In the top-secret memoranda prepared by the White House’s Office of Legal Counsel that authorized the coercive interrogation techniques on Abu Zubaydah, he was variously described as “one of the highest ranking members of al Qaeda;” either the number three or four in the terror group, and as one of the planners of 9/11.
In fact, within weeks of Zubaydah’s capture, it became clear to at least some US officials that he was not “al Qaeda’s chief of operations,” as he had been publicly described by President Bush on June 6, 2002, but rather someone who was a logistician for militants in Pakistan on their way to training camps in Afghanistan.
Then-FBI Special Agent Daniel Coleman, a top al Qaeda expert at the bureau, explained to me that Abu Zubaydah was simply a “travel agent; he wasn’t a member of the inner circle” who would know about future operations, although he did know many members of al Qaeda by virtue of his role as a “safe house keeper.”
But believing that Abu Zubaydah was, in fact, a very big al Qaeda fish, White House lawyers authorized continuous sleep deprivation of up to 180 hours (one week), face slapping, extended nudity, dietary manipulation, confinement in cramped boxes, being slammed into a flexible wall, and waterboarding, according to the findings of the Senate Intelligence Committee report. Those techniques were supposed to induce “a state of learned helplessness” in the detainee, who would then supposedly be putty in his interrogator’s hands, according to the Senate report.

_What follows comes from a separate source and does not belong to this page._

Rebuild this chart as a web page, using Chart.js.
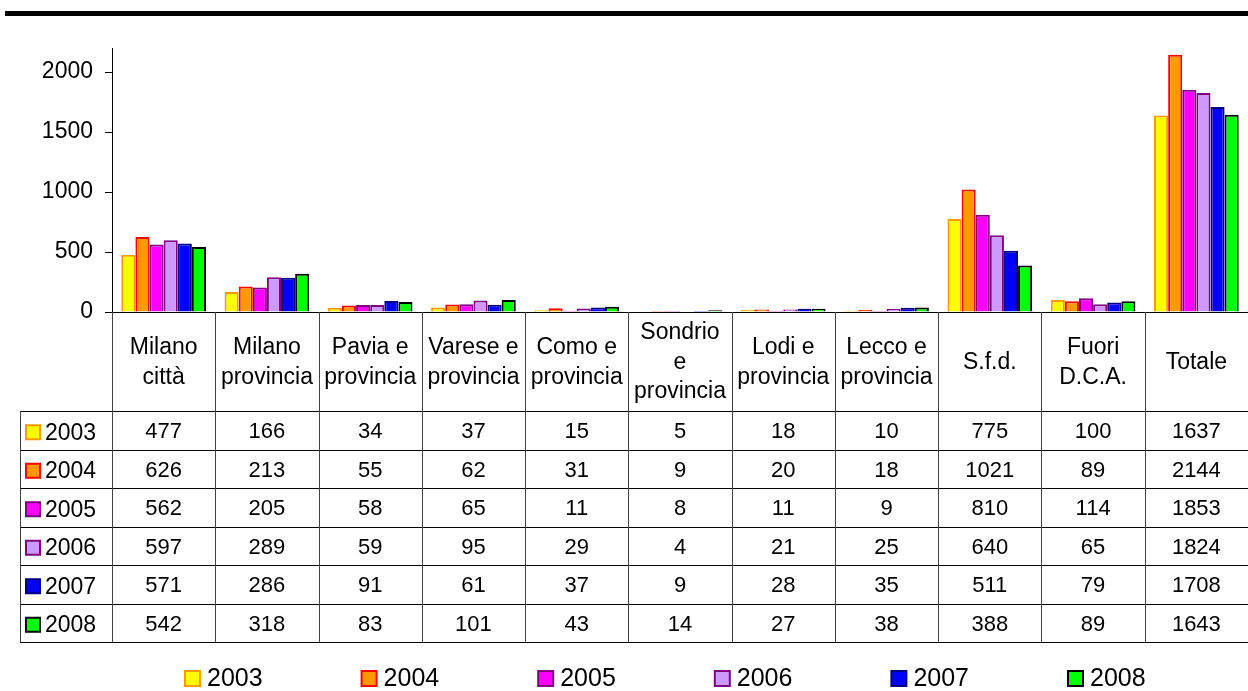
<!DOCTYPE html>
<html>
<head>
<meta charset="utf-8">
<script src="https://cdn.jsdelivr.net/npm/chart.js@4.4.0/dist/chart.umd.min.js"></script>
<style>
    html, body { margin: 0; padding: 0; background: #fff; }
    #wrap { width: 1248px; height: 691px; position: relative; }
</style>
</head>
<body>
<div id="wrap"><canvas id="chart"></canvas></div>
<script>
// Categories (header lines of the data table)
const categories = [
    ['Milano', 'città'], ['Milano', 'provincia'], ['Pavia e', 'provincia'], ['Varese e', 'provincia'],
    ['Como e', 'provincia'], ['Sondrio', 'e', 'provincia'], ['Lodi e', 'provincia'], ['Lecco e', 'provincia'],
    ['S.f.d.'], ['Fuori', 'D.C.A.'], ['Totale']
];
const years = ['2003', '2004', '2005', '2006', '2007', '2008'];

// Series values
const v2003 = [477, 166, 34, 37, 15, 5, 18, 10, 775, 100, 1637];
const v2004 = [626, 213, 55, 62, 31, 9, 20, 18, 1021, 89, 2144];
const v2005 = [562, 205, 58, 65, 11, 8, 11, 9, 810, 114, 1853];
const v2006 = [597, 289, 59, 95, 29, 4, 21, 25, 640, 65, 1824];
const v2007 = [571, 286, 91, 61, 37, 9, 28, 35, 511, 79, 1708];
const v2008 = [542, 318, 83, 101, 43, 14, 27, 38, 388, 89, 1643];
const seriesValues = [v2003, v2004, v2005, v2006, v2007, v2008];

// Colours (fill / border)
const fills = ['#FFFF00', '#FF9900', '#FF00FF', '#CC99FF', '#0000FF', '#00FF00'];
const borders = ['#FF9900', '#FF0000', '#800080', '#800080', '#000080', '#000000'];

// Y axis
const yMax = 2200;
const yTicks = [0, 500, 1000, 1500, 2000];

const FONT = '"Liberation Sans", Arial, sans-serif';

function drawKey(ctx, x, y, size, i) {
    ctx.fillStyle = borders[i];
    ctx.fillRect(x, y, size, size);
    ctx.fillStyle = fills[i];
    ctx.fillRect(x + 2, y + 2, size - 4, size - 4);
}

// Draws the top rule, data table and legend
const tablePlugin = {
    id: 'dataTable',
    beforeDraw(chart) {
        const ctx = chart.ctx;
        ctx.save();
        ctx.fillStyle = '#000';
        ctx.fillRect(5, 11, 1243, 5);
        ctx.restore();
    },
    afterDraw(chart) {
        const ctx = chart.ctx;
        const xs = chart.scales.x;
        const ys = chart.scales.y;
        const base = ys.getPixelForValue(0);
        const half = (xs.getPixelForValue(1) - xs.getPixelForValue(0)) / 2;
        const headBottom = 411;
        const rowH = 38.5;
        const tableBottom = headBottom + rowH * years.length;
        const leftCol = 20;

        ctx.save();
        // x axis line
        ctx.strokeStyle = '#000';
        ctx.lineWidth = 1;
        ctx.beginPath();
        ctx.moveTo(chart.chartArea.left, Math.round(base) + 0.5);
        ctx.lineTo(chart.chartArea.right, Math.round(base) + 0.5);
        ctx.stroke();

        // horizontal rows
        for (let r = 0; r <= years.length; r++) {
            const y = Math.round(headBottom + r * rowH) + 0.5;
            ctx.beginPath();
            ctx.moveTo(leftCol, y);
            ctx.lineTo(chart.chartArea.right, y);
            ctx.stroke();
        }
        // vertical lines
        ctx.strokeStyle = '#444';
        ctx.beginPath();
        ctx.moveTo(leftCol + 0.5, headBottom);
        ctx.lineTo(leftCol + 0.5, tableBottom);
        ctx.stroke();
        categories.forEach((c, i) => {
            const x = Math.round(xs.getPixelForValue(i) - half) + 0.5;
            ctx.beginPath();
            ctx.moveTo(x, base);
            ctx.lineTo(x, tableBottom);
            ctx.stroke();
        });

        // header labels
        ctx.fillStyle = '#000';
        ctx.textAlign = 'center';
        ctx.textBaseline = 'middle';
        ctx.font = '23px ' + FONT;
        const headMid = (base + headBottom) / 2 + 1;
        categories.forEach((lines, i) => {
            const cx = xs.getPixelForValue(i);
            const lh = 29.5;
            lines.forEach((t, k) => {
                ctx.fillText(t, cx, headMid + (k - (lines.length - 1) / 2) * lh);
            });
        });

        // rows
        years.forEach((yr, r) => {
            const cy = headBottom + r * rowH + rowH / 2 + 2;
            drawKey(ctx, 25, cy - 8, 16, r);
            ctx.fillStyle = '#000';
            ctx.textAlign = 'left';
            ctx.font = '23px ' + FONT;
            ctx.fillText(yr, 45, cy + 1);
            ctx.textAlign = 'center';
            ctx.font = '22px ' + FONT;
            seriesValues[r].forEach((v, i) => {
                ctx.fillText(String(v), xs.getPixelForValue(i), cy);
            });
        });

        // legend
        ctx.font = '25px ' + FONT;
        ctx.textAlign = 'left';
        years.forEach((yr, i) => {
            const bx = 184 + i * 176.6;
            drawKey(ctx, bx, 670, 17, i);
            ctx.fillStyle = '#000';
            ctx.fillText(yr, bx + 23, 679);
        });
        ctx.restore();
    }
};

const ctx = document.getElementById('chart').getContext('2d');
const chart = new Chart(ctx, {
    type: 'bar',
    data: {
        labels: categories.map(c => c.join(' ')),
        datasets: years.map((yr, i) => ({
            label: yr,
            data: seriesValues[i],
            backgroundColor: fills[i],
            borderColor: borders[i],
            borderWidth: 2,
            categoryPercentage: 0.82,
            barPercentage: 1.0
        }))
    },
    options: {
        responsive: true,
        maintainAspectRatio: false,
        animation: false,
        layout: {
            padding: { top: 48, bottom: 379, left: 0, right: 0 }
        },
        plugins: {
            legend: { display: false },
            tooltip: { enabled: false }
        },
        scales: {
            x: {
                display: false
            },
            y: {
                min: 0,
                max: yMax,
                afterFit: s => { s.width = 112; },
                afterBuildTicks: s => { s.ticks = yTicks.map(v => ({ value: v })); },
                ticks: {
                    color: '#000',
                    padding: 12,
                    font: { family: FONT, size: 23 },
                    callback: v => String(v)
                },
                grid: {
                    drawOnChartArea: false,
                    drawTicks: true,
                    tickLength: 7,
                    color: '#000'
                },
                border: { display: true, color: '#000', width: 1 }
            }
        }
    },
    plugins: [tablePlugin]
});
</script>
</body>
</html>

When I was reporting “The Longest War,” Soufan told me that he objected that Zubaydah was being subjected to “borderline torture.” Soufan was pulled out on the orders of his FBI superiors, who did not want the bureau’s agents to be involved in coercive interrogations. Abu Zubaydah was later “waterboarded” at least 83 times by the CIA, The New York Times reported in 2009, citing a Justice Department legal memorandum from 2005.
In the end, the waterboarding of Abu Zubaydah provided no specific leads on any plots, although clearly his role as an al Qaeda logistician did give him insights into the organization and its personnel. The CIA destroyed the videotapes of the coercive interrogations of Abu Zubaydah in 2005, according to the Senate report. It’s not too far-fetched to assume that, had the tapes ever been made public, they would have been quite damaging to the agency.
What remains are Zubaydah’s own drawings of the coercive interrogation techniques that he says were used on him. Some were first published by ProPublica, and others more recently by The New York Times.
CNN obtained another tranche of Abu Zubaydah’s drawings, which are published here for the first time. They are the most comprehensive visualizations of the coercive techniques that he says that were used against him.
Pretrial hearings at Guantanamo are underway in the separate case against five defendants, including Khalid Sheikh Mohammed, for their alleged roles in the 9/11 attacks. The CIA’s coercive interrogations at its secret prisons have been the subject of days of testimony at those hearings in Guantanamo, and defense attorneys have argued that any evidence gathered from detainees gained by coercive techniques is inadmissible.
The CIA declined to comment on the newly obtained drawings showing the alleged coercive interrogation techniques.
Abu Zubaydah’s drawings are a vivid reminder that in the frenzied immediate post-9/11 years, the administration of President George W. Bush authorized coercive interrogations that the current CIA director, Gina Haspel, has testified that the agency would never revive.